As the CEO and co-founder of Propeller, a lot of people ask me about the future of the industry. For me, it comes down to surveying and worksite management. The best metaphor I’ve found to explain the evolution of worksite management is the shift from traditional to mobile banking.
Today, people monitor their money’s movement using bank websites and apps. Knowing how much you have available allows you to spend, plan, and generally live life.
Understanding material movement (as opposed to money movement) is also vital for the construction, mining, aggregates, and waste management industries. People do that with complete site surveys. If you’re moving or measuring earth (or trash), surveys tell you the lay of the land—literally.
Yet for most of the modern age, it’s been time-consuming and expensive to collect complete site survey information. This is not surprising; the size of a site and its physical terrain can prove time-consuming to survey by foot with a base and rover. (And many surveyors we work with have shared how time-poor their teams are.)
It’s a tradeoff between speed and accuracy. You can get data quickly, but it might be inaccurate or you could take more time to get an accurate measurement. In many industries complete site surveys happen monthly, traditionally. But a lot can change in a month.
It’s like how paper bank statements used to be. Before smartphones and the internet, you got a statement from your bank monthly. That’s it.
How do you conduct business, buy goods, and remain solvent if you only get an update on your bank account monthly? You meticulously balance your checkbook until the next statement comes.
Doing so for yourself is doable, if inconvenient from a modern perspective. But imagine having to balance the “checkbook” for everything and everyone on an entire worksite.
Balancing your checkbook
With the commercialization of modern GPS technology like RTK in the 1990s, surveying tools took a big leap forward. After the mid-2000s, a base and rover became more commonplace on worksites.
With them, foremen could measure general progress by shooting a point. Like balancing your checkbook by hand to see if you have the funds to get a new car, it’s an improvement.
But innovation hasn’t continued to increase. In construction, for example, there’s a widening digitization gap with other industries that’s grown in the past 40 years.
As of 2019, construction is one of the least digitized sectors in the world, according to McKinsey. This gap, among other things, has led to a lack of construction project data that’s costing businesses $177B annually in the US alone.

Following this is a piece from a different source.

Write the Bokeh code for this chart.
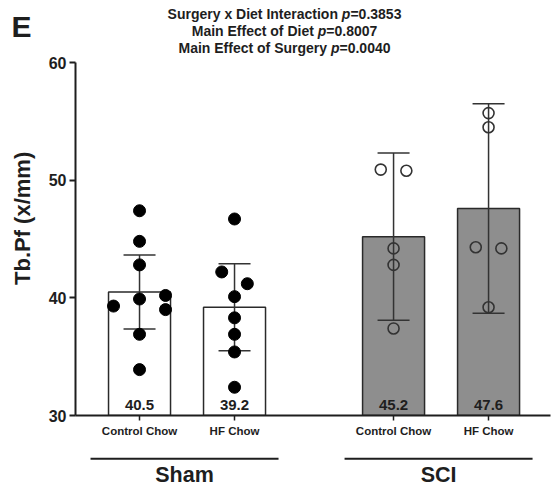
from math import pi

from bokeh.core.properties import value
from bokeh.embed import file_html
from bokeh.layouts import column, row
from bokeh.models import ColumnDataSource, FixedTicker, Range1d
from bokeh.plotting import figure
from bokeh.resources import INLINE

# ---- data -------------------------------------------------------------
surgery = ["Sham", "Sham", "SCI", "SCI"]
diet = ["Control Chow", "HF Chow", "Control Chow", "HF Chow"]
means = [40.5, 39.2, 45.2, 47.6]
sds = [3.15, 3.7, 7.1, 8.9]

sham_control = [47.4, 44.8, 42.8, 40.2, 39.9, 39.3, 39.0, 36.9, 33.9]
sham_hf = [46.7, 42.2, 41.2, 40.1, 38.3, 36.9, 35.4, 32.4]
sci_control = [50.9, 50.8, 44.2, 42.8, 37.4]
sci_hf = [55.7, 54.5, 44.3, 44.2, 39.2]
animals = [sham_control, sham_hf, sci_control, sci_hf]

y_ticks = [30, 40, 50, 60]
stats = [
    ("Surgery x Diet Interaction", "0.3853"),
    ("Main Effect of Diet", "0.8007"),
    ("Main Effect of Surgery", "0.0040"),
]
y_label = "Tb.Pf (x/mm)"
panel_letter = "E"

# ---- layout -----------------------------------------------------------
W, H = 560, 487
SIDE_W = 45              # strip left of the plot holding the panel letter and y title
MAIN_H = 440             # main plot (header text + bars + diet axis)
FOOT_H = H - MAIN_H      # surgery group brackets
AXIS_X = 75              # canvas x of the y axis
FRAME_BOTTOM = 415       # canvas y of the x axis
Y0, Y1 = 30, 60
PX_Y = 353 / (Y1 - Y0)
Y_TOP = Y0 + FRAME_BOTTOM / PX_Y
X0, X1 = 0.326, 5.326
PX_X = (W - AXIS_X - 10) / (X1 - X0)
GROUP_SHIFT = 2.674
FONT = "Liberation Sans"
INK = "#1e1e1e"

# advance widths (em) of Liberation Sans Bold, used to lay out the mixed-style header
ADV = {" ": .278, "S": .667, "u": .611, "r": .389, "g": .611, "e": .556, "y": .556,
       "x": .556, "D": .722, "i": .278, "t": .333, "I": .278, "n": .611, "a": .556,
       "c": .556, "o": .611, "M": .833, "E": .667, "f": .333, "p": .611, "=": .584,
       ".": .278}
ADV.update({d: .556 for d in "0123456789"})


def text_width(s, size):
    return sum(ADV.get(ch, .556) for ch in s) * size


def dx(px):
    """canvas x pixel -> data x"""
    return X0 + (px - AXIS_X) / PX_X


def dy(py):
    """canvas y pixel -> data y"""
    return Y0 + (FRAME_BOTTOM - py) / PX_Y


groups = ["Sham", "SCI"]
diets = ["Control Chow", "HF Chow"]
bar_x = [1 + diets.index(d) + groups.index(s) * GROUP_SHIFT for s, d in zip(surgery, diet)]


def swarm(vals, diam=12.0, thr=12.5, step=26.0, pair=12.8):
    """Horizontal offsets (data units) so nearby dots do not overlap."""
    order = sorted(range(len(vals)), key=lambda i: -vals[i])
    clusters = []
    for i in order:
        if clusters and (vals[clusters[-1][-1]] - vals[i]) * PX_Y < thr:
            clusters[-1].append(i)
        else:
            clusters.append([i])
    off = [0.0] * len(vals)
    for c in clusters:
        if len(c) == 2:
            off[c[0]], off[c[1]] = -pair, pair
        elif len(c) > 2:
            m = sum(vals[i] for i in c) / len(c)
            placed = []
            for i in sorted(c, key=lambda k: (round(abs(vals[k] - m), 6), -vals[k])):
                for cand in (0, -step, step, -2 * step, 2 * step):
                    if all(abs(cand - off[j]) >= diam or abs(vals[i] - vals[j]) * PX_Y >= thr
                           for j in placed):
                        off[i] = cand
                        break
                placed.append(i)
    return [o / PX_X for o in off]


def bare(fig):
    fig.outline_line_color = None
    fig.grid.visible = False
    fig.axis.visible = False
    fig.background_fill_color = "white"
    fig.border_fill_color = "white"
    return fig


bold = dict(text_font=value(FONT), text_font_style="bold", text_color=INK)
x_range = Range1d(X0, X1)

# ---- main plot -------------------------------------------------------------
p = figure(
    width=W - SIDE_W, height=MAIN_H, output_backend="svg", toolbar_location=None,
    x_range=x_range, y_range=Range1d(Y0, Y_TOP),
    min_border_left=AXIS_X - SIDE_W, min_border_right=10,
    min_border_top=0, min_border_bottom=MAIN_H - FRAME_BOTTOM,
)
p.outline_line_color = None
p.grid.visible = False
p.background_fill_color = "white"
p.border_fill_color = "white"

bar_src = ColumnDataSource(dict(
    x=bar_x, top=means,
    fill=["white" if s == "Sham" else "#8e8e8e" for s in surgery],
    upper=[m + s for m, s in zip(means, sds)],
    lower=[m - s for m, s in zip(means, sds)],
    label=[f"{m:.1f}" for m in means],
))
p.vbar(x="x", top="top", bottom=Y0, width=62 / PX_X, source=bar_src,
       fill_color="fill", line_color="#2a2a2a", line_width=1.5)

# mean +/- SD
cap = 16 / PX_X
p.segment(x0="x", x1="x", y0="lower", y1="upper", source=bar_src,
          line_color="#333333", line_width=1.5)
for key in ("upper", "lower"):
    p.segment(x0=[x - cap for x in bar_x], x1=[x + cap for x in bar_x],
              y0=bar_src.data[key], y1=bar_src.data[key],
              line_color="#333333", line_width=1.5)

# individual animals
for g, vals in enumerate(animals):
    offs = swarm(vals)
    xs = [bar_x[g] + o for o in offs]
    if surgery[g] == "Sham":
        p.scatter(xs, vals, size=12, fill_color="black", line_color="black")
    else:
        p.scatter(xs, vals, size=11, fill_color=None, line_color="#333333", line_width=1.6)

# mean value at the foot of each bar
p.text(x="x", y=dy(404.5), text="label", source=bar_src, text_align="center",
       text_baseline="middle", text_font_size="15px", **bold)

# statistics header, with an italic p
HEAD_SIZE = 14
HEAD_CENTER = 284
for (lead, pval), cy in zip(stats, [13.5, 30.5, 47.5]):
    pieces = [(lead, " ", "bold"), ("p", "", "bold italic"), ("=" + pval, "", "bold")]
    total = sum(text_width(t + gap, HEAD_SIZE) for t, gap, _ in pieces)
    left = HEAD_CENTER - total / 2
    for t, gap, style in pieces:
        p.text(x=[dx(left)], y=[dy(cy)], text=[t], text_align="left",
               text_baseline="middle", text_font=value(FONT), text_font_style=style,
               text_font_size=f"{HEAD_SIZE}px", text_color=INK)
        left += text_width(t + gap, HEAD_SIZE)

# axes
ya = p.yaxis[0]
ya.ticker = FixedTicker(ticks=y_ticks)
ya.bounds = (Y0, Y1)
ya.axis_line_width = 2
ya.axis_line_color = INK
ya.major_tick_line_width = 2
ya.major_tick_line_color = INK
ya.major_tick_out = 6
ya.major_tick_in = 0
ya.minor_tick_line_color = None
ya.major_label_text_font = FONT
ya.major_label_text_font_style = "bold"
ya.major_label_text_font_size = "16px"
ya.major_label_text_color = INK
ya.major_label_standoff = 3

xa = p.xaxis[0]
xa.ticker = FixedTicker(ticks=bar_x)
xa.major_label_overrides = {x: d for x, d in zip(bar_x, diet)}
xa.axis_line_width = 2
xa.axis_line_color = INK
xa.major_tick_line_width = 1.5
xa.major_tick_line_color = INK
xa.major_tick_out = 5
xa.major_tick_in = 0
xa.minor_tick_line_color = None
xa.major_label_text_font = FONT
xa.major_label_text_font_style = "bold"
xa.major_label_text_font_size = "11.5px"
xa.major_label_text_color = INK
xa.major_label_standoff = 4

# ---- left strip: panel letter and y title ---------------------------------
side = bare(figure(
    width=SIDE_W, height=MAIN_H, output_backend="svg", toolbar_location=None,
    x_range=Range1d(0, SIDE_W), y_range=Range1d(MAIN_H, 0),
    min_border=0,
))
side.text(x=[11], y=[27.5], text=[panel_letter], text_align="left",
          text_baseline="middle", text_font_size="30px", **bold)
side.text(x=[21.5], y=[231], text=[y_label], angle=pi / 2, text_align="center",
          text_baseline="middle", text_font_size="22px", **bold)

# ---- footer: surgery groups under the diet labels ------------------------
foot = bare(figure(
    width=W, height=FOOT_H, output_backend="svg", toolbar_location=None,
    x_range=x_range, y_range=Range1d(FOOT_H, 0),
    min_border_left=AXIS_X, min_border_right=10, min_border_top=0, min_border_bottom=0,
))
lo = [min(x for x, s in zip(bar_x, surgery) if s == g) - 49 / PX_X for g in groups]
hi = [max(x for x, s in zip(bar_x, surgery) if s == g) + 44 / PX_X for g in groups]
foot.segment(x0=lo, x1=hi, y0=18.3, y1=18.3, line_width=2, line_color=INK)
foot.text(x=[(a + b) / 2 for a, b in zip(lo, hi)], y=34, text=groups, text_align="center",
          text_baseline="middle", text_font_size="21.5px", **bold)

layout = column(row(side, p), foot)
open("out.html", "w").write(file_html(layout, INLINE))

So how do we go from “balancing our checkbooks” to something more up-to-date?
Instant account balances—anywhere, anytime with mobile banking
In the last five years, commercial drones have become cheaper and more reliable; airspace has been deregulated (or, in some places, more regulated). Coupled with processing and visualization software, drones are changing the site management game.
Previously, continuous updates in survey hadn’t existed because we’ve never been able to do them. Surveyors capture only what is absolutely needed on a site because it’s time-intensive to capture data in the first place.
Once captured, it was the sole responsibility of surveyors to process and share that information across worksites. Existing tools don’t really support a future of many data sources, where we stream in bits and pieces on an as-needed basis.
But when technology can make that data-collection pain go to zero, continuous updates become standard. Your complete site survey goes from being a snapshot in time to a near-live version. You go from monthly bank statements to knowing your account balance instantly by checking online.
This is where worksite technology is catching up to mobile banking. Today, you can get fast and accurate site models as frequently as you want to fly a drone. This opens up complete, accurate site surveys to non-surveyors, enabling site management.
“Low balance” alerts, fraud notifications, and more
But what about tomorrow? If you know the complete status of your site (or bank account) right now, it’s not too hard to see how technology can be more predictive.
With up-to-date data, you can start forecasting and preparing for tomorrow. If you know where your site is at right now, figuring out if you need another machine for the week or if someone’s digging in the wrong location becomes easier.
Just like getting “low account balance” alerts or fraud warnings for unauthorized purchases, current account info helps you better plan for tomorrow’s spending. Or, as the case may be on site, a warning that you’ll be under on cubes moved or an alert to move an unneeded machine offsite would be extremely helpful.
This is where worksite management technology is headed. Just like the banking industry, worksites of all kinds are making the journey out of simple reactivity using older survey data to proactivity using up-to-date complete survey information that’s easily accessible.
The next step, as hardware and software advance, will be predictive with data-driven warnings, alerts, and suggestions to make work more efficient.